Een doodnormale vrijdagavond. Een avond waarop ik gewoonlijk met mijn vriendje zou chillen, of een drankje zou doen in de stad met een paar vriendinnetjes. Deze avond was anders. Ik ging namelijk uit eten met tien partners in crime van Indisch 3.0.

Toen ik aankwam bij restaurant ‘De Courant’ in Utrecht, stonden er al twee anderen te wachten. Charlie, mijn mede powerpuff girl, zoals ons groepje uit Utrecht binnenskamers wordt genoemd. Haar altijd opgewekte stem kwam me al vanaf een afstandje tegemoet. Naast haar stond Bryony, een prachtige meid die ik alleen nog maar kende van haar foto op Indisch 3.0. Geen Indonesische keuken voor ons vanavond, maar de heerlijke Italiaanse cuisine stond op het menu.

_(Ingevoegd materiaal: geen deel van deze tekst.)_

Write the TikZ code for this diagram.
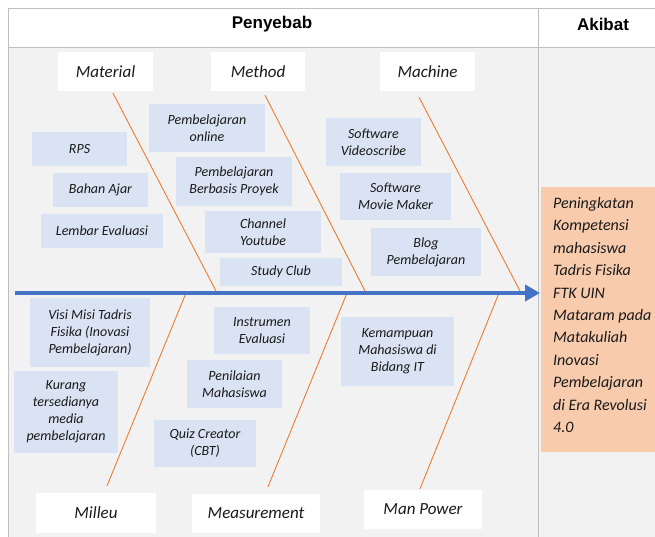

Indo’s eten immers alles, toch?

Na een tijdje aan de bar te hebben gehangen, kregen we onze tafel toegewezen. Toen de avond vorderde, wisselden we af en toe van plek. We kenden elkaar immers nog niet allemaal, maar daar zou snel verandering in komen. Toen ik tegenover Willem-Jan, beter bekend als Merah, kwam te zitten, stelde hij me een vraag waar ik lang over ben blijven nadenken; ‘Merk je op dit moment dat je met alleen maar Indische mensen bent?’. Ik dacht na en keek toen naar Roosje, die naast me zat. Ik keek Merah aan en zei: ‘Nee, niet per se.’ Ik vroeg hem hoe hij erover dacht. Met een twinkeling in zijn ogen vertelde Merah dat hij het wel degelijk voelde. Een soort saamhorigheidsgevoel, een band. Bijna meteen had ik spijt van mijn antwoord. Ik dacht namelijk terug aan hoe de avond tot dan toe verlopen was, aan hoe iedereen enthousiast, maar toch bescheiden op elkaar reageerde. Hoe iedereen zich, ondanks dat we elkaar nauwelijks of niet kenden toch op zijn gemak voelde.

Toen het gesprek even stil viel en ik van mijn drankje nipte, keek ik eens om me heen. Ja, ik was vanavond op stap met alleen maar Indo’s. Voor een buitenstaander was dit waarschijnlijk niet te merken. Niet aan ieders uiterlijk is het namelijk op het eerste gezicht te zien. Ik vroeg me af wat andere mensen zouden denken als ze ons groepje zo bij elkaar zagen. Is het familie? Collega’s? Of gewoon vrienden? Ik keek nog eens om me heen. Ja, eigenlijk zijn we het alle drie.